Rather than burying the pipe invert, another design concept would be to install a concrete pavement to cover the invert to protect it from abrasive forces (see Figure 5). The paved invert generally can be added with little impact to the flow characteristics—it normally doesn’t require oversizing the culvert. In highly abrasive environments, however, a paved invert can increase the culvert’s service life by 25 years or more.
Figure 5. A concrete paved invert can provide added protection against abrasive forces.
For steel or aluminum structural plate structures, the invert plate thicknesses can be increased to allow for some additional sacrificial wall thickness. Polymer coatings also can be applied to structural plate structures to provide additional protection from abrasion and corrosion. The coatings can be applied to the invert plates and brought up the sides of the structure to an elevation equivalent to a five-year storm event. All of these items would significantly delay maintenance and extend the service life of the culvert structures.
Finally, one other design consideration to take into account regarding the service life of buried structures is the backfill used around the structure. Although the primary function of the backfill is to provide load dissipation and passive support to the buried bridge structure, the backfill material used also can affect the structure’s service life.

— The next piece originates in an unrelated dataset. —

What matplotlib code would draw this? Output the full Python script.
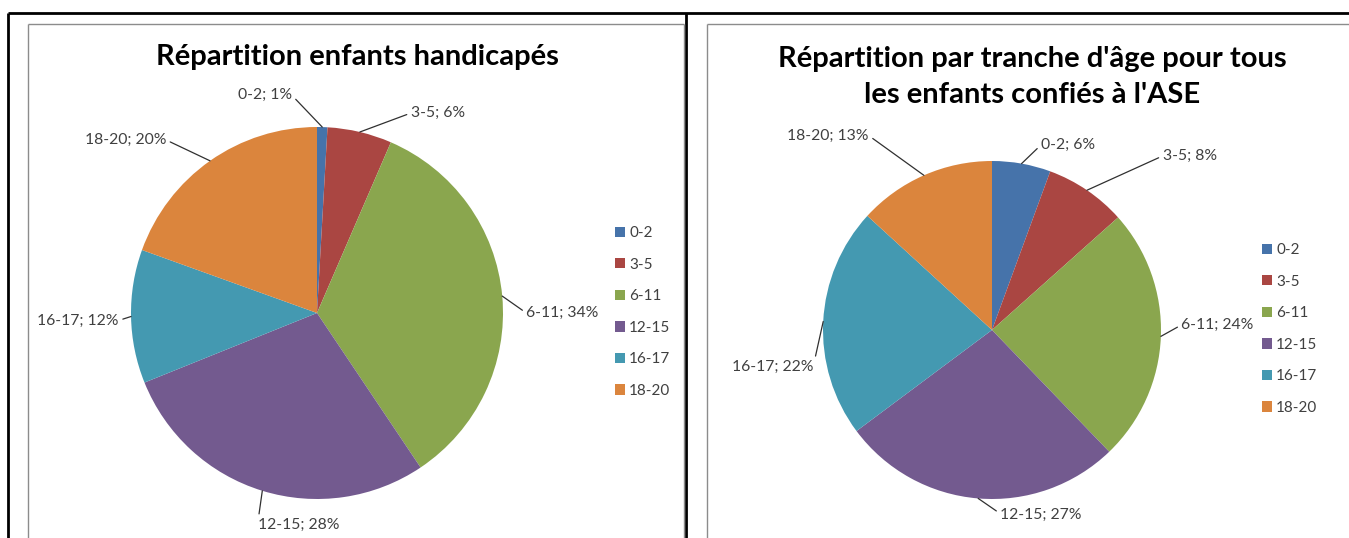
import matplotlib.pyplot as plt
import numpy as np
from matplotlib.lines import Line2D

plt.rcParams['font.family'] = ['Lato', 'DejaVu Sans']

# data
tranches = ['0-2', '3-5', '6-11', '12-15', '16-17', '18-20']
handicapes = [0.9, 5.6, 34.1, 28.3, 11.6, 19.5]
tous_ase = [5.6, 7.8, 24.4, 27.0, 22.0, 13.2]
titre_gauche = 'Répartition enfants handicapés'
titre_droite = "Répartition par tranche d'âge pour tous\nles enfants confiés à l'ASE"

colors = ['#4673AA', '#AA4642', '#8AA64E', '#735A8F', '#4499B1', '#DB853D']
label_color = '#404040'

W, H = 1349, 538
fig = plt.figure(figsize=(W / 100, H / 100), dpi=100)


def px_axes(cx, cy, r):
    # axes box in pixels (top-left origin) -> figure fraction
    return fig.add_axes([(cx - r) / W, (H - cy - r) / H, 2 * r / W, 2 * r / H])


# label positions in pie units (radius = 1), layout only
left_lab = [(-0.28, 1.17), (0.65, 1.075), (1.32, 0.0),
            (-0.10, -1.14), (-1.285, -0.04), (-1.03, 0.93)]
right_lab = [(0.45, 1.095), (1.17, 1.03), (1.335, 0.03),
             (0.29, -1.095), (-1.30, -0.22), (-0.97, 1.15)]


def draw_pie(ax, values, lab_pos):
    wedges, _ = ax.pie(values, colors=colors, startangle=90, counterclock=False,
                       radius=1, wedgeprops=dict(linewidth=0))
    ax.set_xlim(-1, 1)
    ax.set_ylim(-1, 1)
    ax.axis('off')
    total = sum(values)
    cum = 0
    for i, v in enumerate(values):
        mid = np.deg2rad((cum + v / 2) / total * 360)
        cum += v
        ex, ey = np.sin(mid), np.cos(mid)
        tx, ty = lab_pos[i]
        if ty < -1.05:
            rel = (0.0, 0.6)
        elif tx < ex:
            rel = (1.0, 0.5)
        else:
            rel = (0.0, 0.5)
        txt = '%s; %.0f%%' % (tranches[i], v)
        ax.annotate(txt, xy=(ex, ey), xytext=(tx, ty), textcoords='data',
                    ha='center', va='center', fontsize=11.3, color=label_color,
                    annotation_clip=False,
                    arrowprops=dict(arrowstyle='-', color='#303030', lw=0.9,
                                    shrinkA=1, shrinkB=0, relpos=rel))
    return wedges


axL = px_axes(317, 313, 186)
wL = draw_pie(axL, handicapes, left_lab)
axR = px_axes(992, 330, 169)
wR = draw_pie(axR, tous_ase, right_lab)

fig.text(357 / W, 1 - 57 / H, titre_gauche, ha='center', va='center',
         fontsize=21, fontweight='bold', color='black')
fig.text(1032 / W, 1 - 77 / H, titre_droite, ha='center', va='center',
         fontsize=21, fontweight='bold', color='black', linespacing=1.5)

for wedges, x, y in [(wL, 607, 312), (wR, 1254, 329)]:
    fig.legend(wedges, tranches, loc='center left',
               bbox_to_anchor=(x / W, 1 - y / H), frameon=False,
               fontsize=11, handlelength=0.65, handleheight=0.65,
               handletextpad=0.3, labelspacing=1.15, borderpad=0,
               labelcolor=label_color)

# chart frames
def fline(x0, y0, x1, y1, color, lw):
    fig.add_artist(Line2D([x0 / W, x1 / W], [1 - y0 / H, 1 - y1 / H],
                          color=color, lw=lw, solid_capstyle='butt'))

fline(8, 13, W, 13, 'black', 2)
fline(8, 13, 8, H, 'black', 2)
fline(686, 13, 686, H, 'black', 2)
fline(28, 23.5, 684, 23.5, '#8c8c8c', 1)
fline(28, 23.5, 28, H, '#8c8c8c', 1)
fline(684, 23.5, 684, H, '#8c8c8c', 1)
fline(707, 23.5, W, 23.5, '#8c8c8c', 1)
fline(707, 23.5, 707, H, '#8c8c8c', 1)

fig.savefig('out.png', dpi=100)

In general, free-draining backfill materials are preferable as they allow water to pass through them freely, thereby constantly rinsing the structure’s surface of any chlorides or other corrosive elements that may be carried to the structure from surface water or runoff. In addition, for aluminum structures, a free-draining backfill assures a consistent source of oxygen that allows the passive aluminum-oxide protective layer to continually exist at the surface of the material, thus inhibiting corrosion. Backfill materials known to have chemical components that may create a pH outside the recommended range for materials used in the structure also should be avoided. Recycled concrete materials and backfills with a significant amount of fly ash can sometimes create this chemical imbalance and potentially increase the rate of corrosion for the bridge structure. In addition, recycled concrete can contain reinforcing fragments that can be sources of dissimilar metal corrosion when used around aluminum structures. Recycled concrete materials also should be tested to establish whether or not they have sufficient resilience to deterioration during handling, placement and compaction. An abrasion test should be performed to make sure the material gradation doesn’t change significantly during normal construction activities.
These are some design elements that should be considered when buried bridge structures are being used. These structures provide great utility and value under any circumstance, but with some additional consideration, their service lives can be extended to 100 years or longer.